Isn’t that what you were already doing?

‘Sort of! I’ll explain: in any conversion process like the ones we’d been carrying out, other compounds are created as side products. So what I was being asked to do was find a way of discovering exactly how these by-products were being formed. And to discover a catalyst that would last a long time.

‘A catalyst speeds up a reaction and then, at the end of its journey, can be isolated in its original state. But along the way, it makes molecules take various lower energy routes. And since a catalyst will naturally take the lowest energy pathway to its destination, our job at Bath was to make it forge a path that resulted in the creation of more butadiene than of any other compound.

‘The catalyst we ended up with was a powder, so the process is a heterogeneous catalyst, solid catalyst and gaseous reactants and products, and all at 300-400 degrees Celsius. Once we’d identified it, we developed an even better catalytic process to adjust it further in terms of selectivity, and ensure more of the ethanol was being converted into BD.’

In short, the industry worked with Matthew because they wanted to be self-sufficient in butadiene production, unconstrained by cost fluctuations and supply issues in the marketplace. They required the upgraded catalyst to supply the resulting synthesised rubber to their own customers: the tyre manufacturers.

Green chemistry

‘I’d call this green chemistry,’ he says. ‘The textbook definition of this is carrying out a chemical process that’s less impactful than the one it’s replacing; and we’re using a re-useable feedstock, because you can make ethanol from fermentation. In fact, in Brazil they offer ethanol as well as diesel in petrol stations, because they grow so much sugar cane there – the waste is fermented and used to fuel their cars, which makes sense. But we don’t have the volume of natural waste like that over here, and I wouldn’t want to interfere with the food chain in the course of my research!
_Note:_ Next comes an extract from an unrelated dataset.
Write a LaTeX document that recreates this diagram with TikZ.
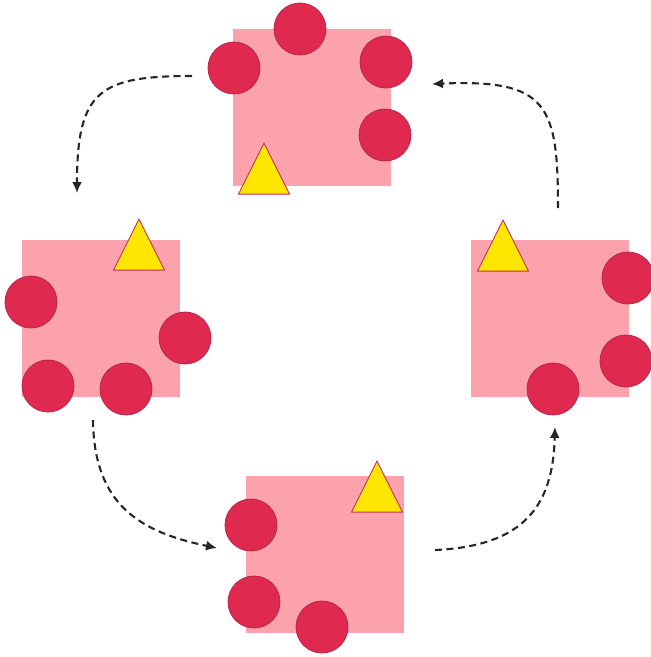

‘Although my main contribution to the project ended in 2015, it’s still work in progress. My expertise is in creating small-scale reactions so, once I’ve cracked it, I hand my knowledge over to the company I’ve developed it for – along with the all-important patent they’ve asked for – and then they take over.

‘The Engineering and Physical Sciences Research Council (EPSRC) forms part of UK Research and Innovation(UKRI), and gave me money for a studentship to help with this work, but apart from that it’s just been funded by my chemicals client. That said, the University’s Research & Innovation Services RIS have been very helpful in setting up contracts between me and the various companies I’ve had to deal with.‘

From a minor to major scale

‘The next step is to take the scale up from the small amount we produce in the lab, and make kilos of the stuff,’ Matthew explains.

‘To make an analogy with growing and selling vegetables, the type of BD they intend to market is a top-of-the-range, organic, premium-grade product, at an appropriate price. In twenty years though, I expect this will be the norm and everyone will be using it.

‘Yes, there are a few competitors in the race – especially in the US and the Netherlands – but I was the first in the new millennium to publish on this. The project won’t generate lots of money or fame for me, but my catalyst will have a big impact on the rubber and synthetic rubber marketplaces, once it’s proven and in use.

‘The selectivity rate is currently about 80%, which is pretty high, but I’m confident that we’ll get it even higher. The fact is, we still don’t know exactly why certain catalysts work better than others. But as an academic I personally want to carry on, to find out why the addition of element X to our catalyst can make such a huge difference to an ingredient’s selectivity. I’m driven to find out!’